Page:Joseph Reinach - Histoire de l’Affaire Dreyfus, Eugène Fasquelle, 1904, Tome 4.djvu/173

La bibliothèque libre.
Le texte de cette page a été corrigé et est conforme au fac-similé.
169
LA MORT D’HENRY

Si Drumont et Esterhazy avaient su que le faux d’Henry était découvert, Drumont eût donné tout de suite son viatique à Esterhazy. Pour Henry (à en croire l’un de ses faussaires ordinaires, l’agent Decrion qui avait remplacé Lemercier-Picard et doublait Guénée), il prit ses précautions, envoya ses papiers, sa correspondance avec Esterhazy, en lieu sûr, à l’étranger[1].

V

Le conseil d’enquête se réunit à huis clos le 24 août, à la caserne du Château-d’Eau.
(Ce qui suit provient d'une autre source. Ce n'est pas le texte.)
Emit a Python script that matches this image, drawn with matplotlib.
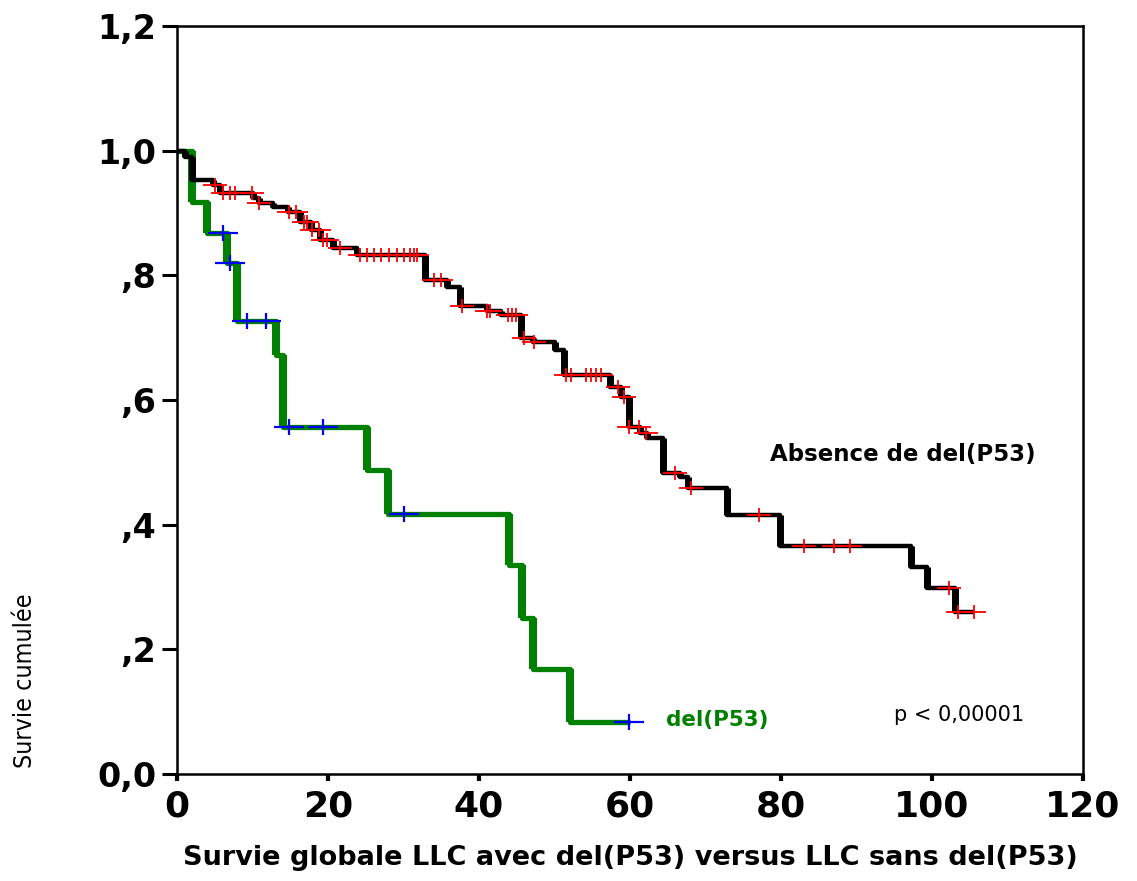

Il était présidé par le général Florentin, assisté du général Langlois, du colonel de Kerdrain, des commandants de Savignac et Brochin.

Le rapporteur (Kerdrain) énuméra sévèrement les charges. D’abord, les lettres à Mme de Boulancy « dont une seule apparut suspecte aux experts » ; les autres, « dont tout cœur de Français se révolte », sont authentiques ; puis, les articles de la Libre Parole, les lettres à Félix Faure ; « le patriotisme d’Esterhazy aurait dû arrêter sa plume » ; la visite à Pellieux, en juillet, « la menace de peser sur l’esprit des chefs par des procédés inavouables » ; enfin, « l’inconduite habituelle » de l’homme qui loge chez « une ancienne femme galante », et qui a commandité une proxénète ; la tenancière l’appelait « son associé » ; il lui rabattait des clients ; l’an passé, il lui donna commission, ainsi qu’à deux agents

  1. Dép. de Decrion à la Cour de cassation (17 janvier 1899).